30 jumbo shrimp, peeled and deveined, lightly seasoned with salt and left standing for 5 minutes
12 oz. haricot vert (or nice, slim green beans), trimmed and tipped
4 slices dried mango, cut into julienne
1 large shallot, peeled and sliced
2 t. Madras curry powder, not too old (like, if you don't remember opening your packet, get more)
1/2 C white wine (cheap is fine, but nothing too oaky, no Kendall Jackson Chardonnay)
3 oz. unsalted butter, cold, diced
Kosher salt as needed
Neutral oil or olive oil, as needed

Method
1) Heat about a quart of water to a boil and pour over julienned mango.  Let stand 10 minutes and drain.

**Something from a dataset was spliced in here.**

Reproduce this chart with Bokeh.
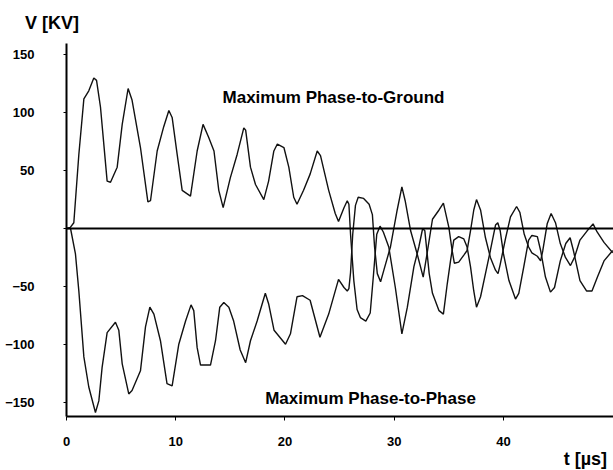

2) In boiling, salted water, blanch green beans until bright green and just starting to soften, under 2 minutes, then shock in ice water
3) Heat a thin film of oil in a saute pan, and sweat the shallot
4) When the shallot is translucent, add the shrimp
5) Saute the shrimp until it's about half cooked, then add the white wine and curry powder
6) When wine is cooked out almost completely, add the blanched beans and the butter
7) Swirl the butter in to emulsify, adding a few drops of water here and there as needed to avoid breaking it
8) Ideally, the butter should be fully emulsified right as the green beans are heated through and the shrimp are cooked.  If the sauce is a little too tight, add a drop of water.  If it's too loose, remove the shrimp to serving plates with tongs and reduce the sauce for another minute or so, until thick
9) Season to taste with salt (remember, the shrimp were already salted) and toss with the rehydrated mango julienne to finish

And there you go, a great, old New Orleans dish, gone but not necessarily forgotten.  Make way for the Rebirth!